= Norma Jeane Baker of Troy =

Play by Anne Carson

Norma Jeane Baker of Troy is a "spoken and sung performance piece" written by the Canadian author and classicist Anne Carson, which debuted in New York City in 2019. The non-linear plot is loosely based upon the play Helen, written by Euripides in 412 BCE and superimposes Marilyn Monroe over the legendary figure of Helen of Troy.

== Plot ==
On New Year's Eve, 1963, an unnamed screenwriter works with his female stenographer in an empty New York office in order to finish his ambitious screenwriting project (the text he is writing is the same as Norma Jeane Baker of Troy, which was published by Oberon Books) based on Euripides' Helen. This version differs from the more popular story of Helen of Troy as Euripides' states that Helen never sailed to Troy with Paris, but was instead transported to Egypt by the gods while Paris brought a phantom Helen with him to Troy.
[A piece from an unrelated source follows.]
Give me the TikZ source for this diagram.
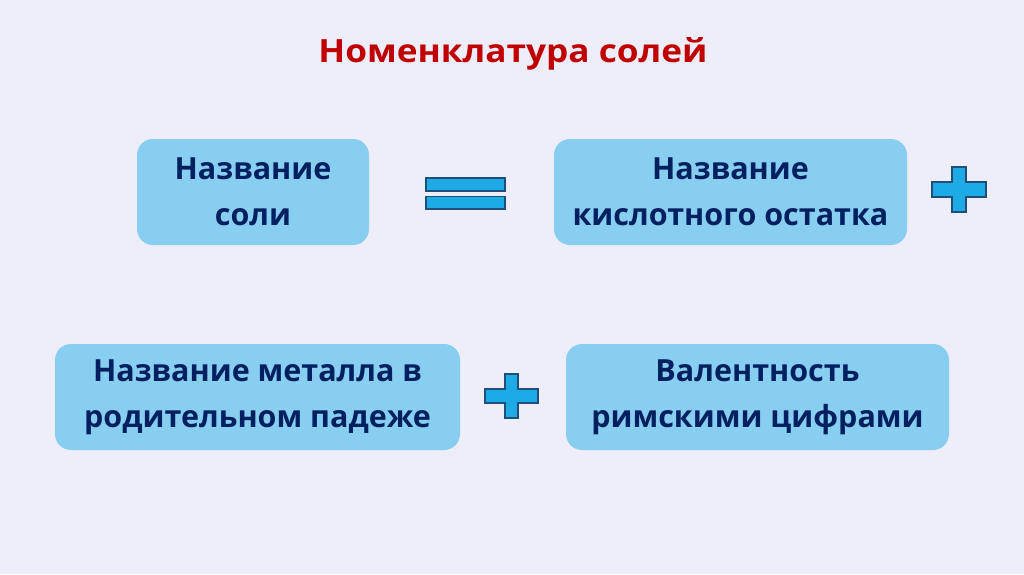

In the play, the phantom is described as a cloud, and the cloud motif continues throughout. The screenwriter interrupts his own dictation frequently, distracted by the recent death of a similarly tragic and gorgeous woman, Marilyn Monroe. He begins to share biographical facts about Monroe and offers his own reflections about her life, and, while doing so, begins to change out of his work clothing and into a Marilyn Monroe costume that resembles her white dress in The Seven Year Itch. The screenwriter presents Monroe as a parallel to Euripides' Helen, bringing in other parallel characters from Monroe's own life, like Truman Capote, Fritz Lang, Pearl Bailey, and "Arthur, King of Sparta and New York," an amalgamation of Helen's husband Menelaus and Monroe's third husband Arthur Miller.

== Production ==
The play was commissioned for the inaugural theatrical season of The Shed (Hudson Yards) and was announced in 2018. The play was directed by Katie Mitchell and the music was composed by Paul Clark. Carson wrote the play with the actor Ben Whishaw in mind, having previously worked with him in a production of her translation of The Bakkhai in 2015.
Whishaw stars opposite the opera singer Renée Fleming, who plays the stenographer. Clark created all of the background music using pre-recorded selections of Fleming singing, which he manipulated in the studio.

== Reception ==
Reviews of the play have been mixed. The New York Times praised Carson's writing and the performances of both Whishaw and Fleming, calling them "marvelous." The Telegraph instead criticized the excessive coldness and lack of humanity in the play and its characters, writing that the work was intelligent but difficult to appreciate. The Daily Beast praised the score and the performances of both Whishaw and Fleming, but found the play itself to be incomprehensible.

It was the winner of the Governor General's Award for English-language poetry at the 2020 Governor General's Awards.